Millions of Spanish mobile phone users will be tracked this week as part of the government’s census, in a move that critics fear is a step closer towards spying on the population.
Statistics agency INE insists that the eight-day project is anonymous and aimed at getting a better idea of where Spaniards go during the day and night.
The three biggest mobile companies are taking part in the scheme. The three companies – Movistar, Vodafone and Orange – cover 78.7% of Spain’s mobile phone users and are to be paid a total of €500,000 for taking part in the study.
They say that by handing over the data they are not breaking any laws.
The statistics agency wants to track the movement of Spaniards over eight days, first to their places of work or study from 18-21 November and later on days off and holidays. The second part of the experiment will be done on Sunday 24 November, Christmas Day and two days next summer.

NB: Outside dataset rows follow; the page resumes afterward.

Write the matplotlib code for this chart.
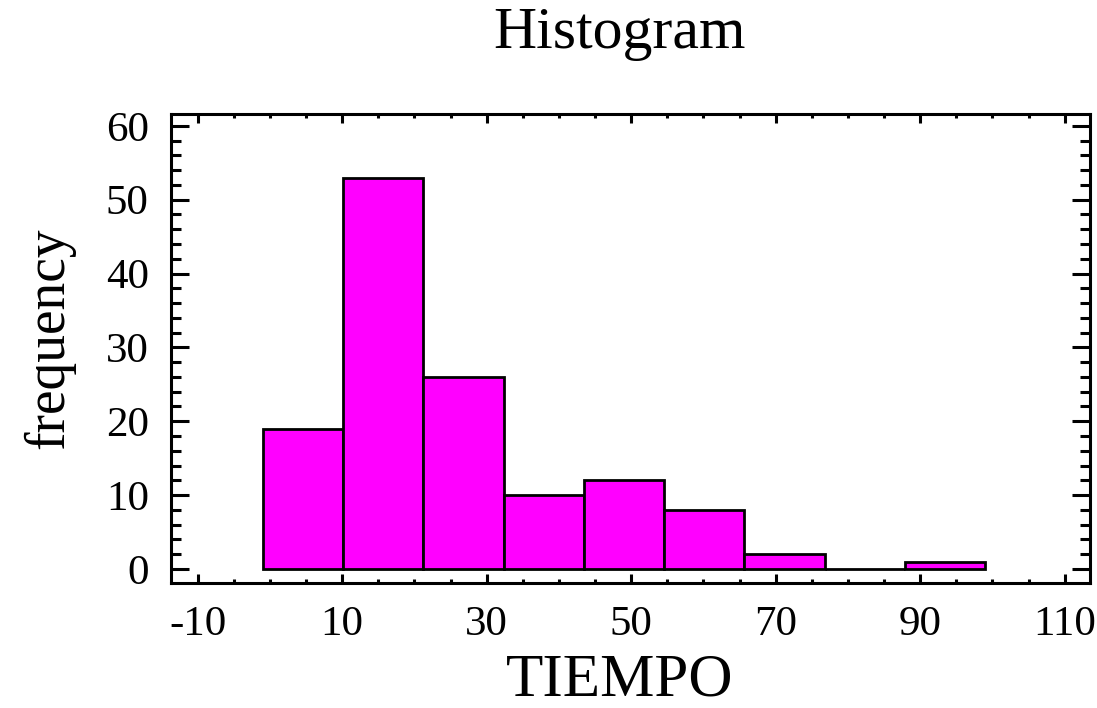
import numpy as np
import matplotlib
matplotlib.use("Agg")
import matplotlib.pyplot as plt
from matplotlib.ticker import MultipleLocator

plt.rcParams['font.family'] = ['Liberation Serif', 'DejaVu Serif']
plt.rcParams['axes.unicode_minus'] = False

# histogram data
bin_edges = np.linspace(-1, 99, 10)
counts = [19, 53, 26, 10, 12, 8, 2, 0, 1]
x_ticks = [-10, 10, 30, 50, 70, 90, 110]
y_ticks = [0, 10, 20, 30, 40, 50, 60]

fig = plt.figure(figsize=(10.97, 7.08), dpi=100)
ax = fig.add_axes([0.1559, 0.1766, 0.8377, 0.6624])

ax.bar(bin_edges[:-1], counts, width=np.diff(bin_edges), align='edge',
       color='#ff00ff', edgecolor='black', linewidth=2.0)

ax.set_xlim(-13.7, 113.5)
ax.set_ylim(-1.9, 61.6)
ax.set_xticks(x_ticks)
ax.set_xticklabels([str(t) for t in x_ticks])
ax.set_yticks(y_ticks)
ax.set_yticklabels([str(t) for t in y_ticks])
ax.xaxis.set_minor_locator(MultipleLocator(5))
ax.yaxis.set_minor_locator(MultipleLocator(2))

for s in ax.spines.values():
    s.set_linewidth(2.2)

ax.tick_params(axis='x', which='major', direction='in', length=6.5, width=2.2,
               top=True, bottom=True, labelsize=31, pad=16)
ax.tick_params(axis='x', which='minor', direction='in', length=3, width=2.2,
               top=True, bottom=True)
ax.tick_params(axis='y', which='major', direction='in', length=13, width=2.2,
               left=True, right=True, labelsize=31, pad=16)
ax.tick_params(axis='y', which='minor', direction='in', length=7.5, width=2.2,
               left=True, right=True)

fig.text(0.565, 0.932, "Histogram", fontsize=43, ha='center', va='baseline')
fig.text(0.565, 0.0, "TIEMPO", fontsize=44, ha='center', va='bottom')
fig.text(0.045, 0.523, "frequency", fontsize=40, ha='center', va='center',
         rotation=90)

fig.savefig("out.png", dpi=100)
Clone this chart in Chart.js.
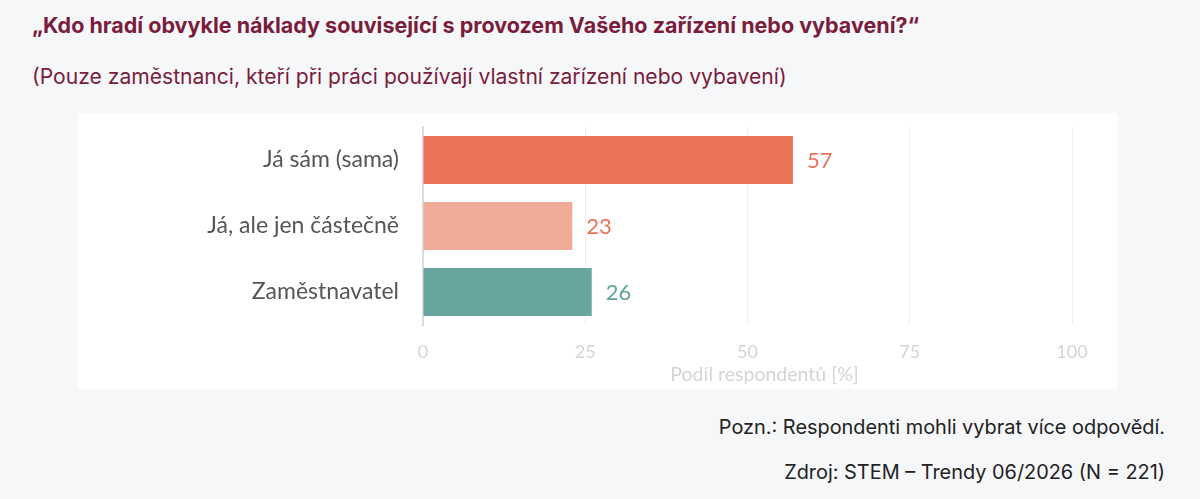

The country will be divided up into 3,200 cells with more than 5,000 residents, and the operators will work out how many phones are within each cell at various times of day. They will analyse phones between midnight and 06:00 to find out where people live and then later between 09:00 and 18:00.
Once all the data is analysed, the agency hopes to have a clearer idea of when and where Spaniards travel and then use the information to improve transport and public services. INE wants to use the details in the next census in 2021.
The mobile operators insist there is no way users can be identified as no personal data is being transferred.
Spaniards have raised privacy concerns. One technology lawyer, David Maeztu, said phone operators were not supposed to use data from customers for statistical purposes. Many users suggested turning their phones off or switching to airplane mode while the study was taking place.